CLEARWATER — Gondolas have suddenly become a thing in Pinellas County, as officials in both Clearwater and St. Petersburg are mulling the sky crawlers as an alternative to cars and buses.
Yet even if officials find a way to finance an aerial cable car system, and somehow cut through years of red tape, there's still the weather to consider.
Could a flying commuter system really work in the U.S. lightning capital?
Operations in Portland, Ore., and New York City are the only two comparable U.S. systems, and they are in more moderate climates. But gondola cable cars have operated for years in high winds and rains in Europe and South America.
"There are always ways to design it to run in high winds," said Oswald Graber, a consulting engineer who has built gondola systems across the world. "You cannot run a gondola in a lightning storm is the problem, you would have to shut down, but that is typically not for long."
Graber said gondolas can operate in winds up to 45 mph. Other experts put that closer to 60 mph.
Bobby Deskins, a 10Weather WTSP meteorologist, said the Tampa Bay area experiences thunderstorms with lightning about 100 days a year, with average wind gusts of 40 mph.
With those weather conditions in mind, Graber said gondolas can be built as mono-cables or tri-cables, depending on the infrastructure needs, travel distance and size of cabin.
Most run between 12 mph and 15 mph, hold eight to 10 people per cabin and have a cabin roughly every 200 feet.
They run continuously in a circulating system, slowing (but never stopping) at stations where riders never have to wait long for cars to arrive.
Because they are made up of boarding stations, cable cars, towers and cables, they are typically less expensive than most other transportation options, running about $3 million to $12 million a mile depending on the architecture. Light rail systems can average $36 million per mile.
Both Clearwater and St. Petersburg are checking out gondolas because of developer Darryl LeClair. According to Brad Miller, CEO of Pinellas Suncoast Transit Authority, LeClair owns a ski slope out west that has gondolas.
St. Petersburg was one of 70 cities in the country this month to apply for a $40 million Smart City Challenge federal grant aimed at innovative transportation solutions. The city is pitching a tri-cable gondola to run south along Fourth Street from the Gateway area, west along First avenues N and S, with a spur to Tyrone Boulevard and on to Treasure Island and St. Pete Beach. Another spur would go south along 34th Street through the Skyway Marina District and end at Eckerd College.
St. Petersburg transportation director Evan Mory said the city worked with LeClair and his real estate company Echelon on the grant application. Mory said the city used years of research LeClair had done on gondola technology, which all points to a feasible transportation system in the Florida climate.
"It's not a danger for lightning strikes or any of the wind you'd receive in a normal storm," Mory said. "It would start swinging and become uncomfortable before it would become dangerous.
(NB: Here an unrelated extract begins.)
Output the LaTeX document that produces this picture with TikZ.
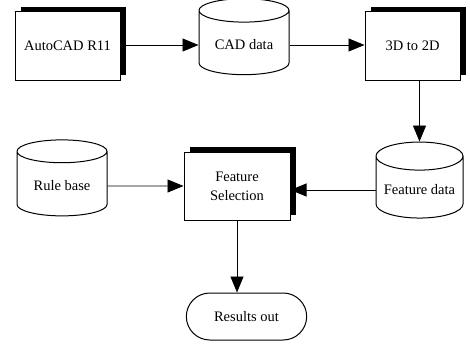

Just like the highway patrol makes a decision when to close the (Sunshine Skyway) bridge in certain wind situations, there'd be a decision to close down that system."
Clearwater transportation officials have discussed plans with LeClair for a gondola system to connect downtown with Clearwater Beach. The city is currently waiting for LeClair's firm to submit preliminary design plans, according to Paul Bertels, the city's traffic operations manager.
An Echelon representative could not be reached for comment.
PSTA's Miller said the next step for any regional gondola system would be a feasibility and analysis study. He said weather conditions are not an exclusionary factor and that "modern technology can handle that."
While Portland and New York have the only two gondola systems dedicated to urban commuting, Miller pointed to multiple ski resorts that operate gondola systems up and down slopes — often in severe snowstorms and high winds.
But funding and regulation complications may put up a tougher fight than any summer thunderstorm.
"Ten years would be optimistic at this stage," Miller said.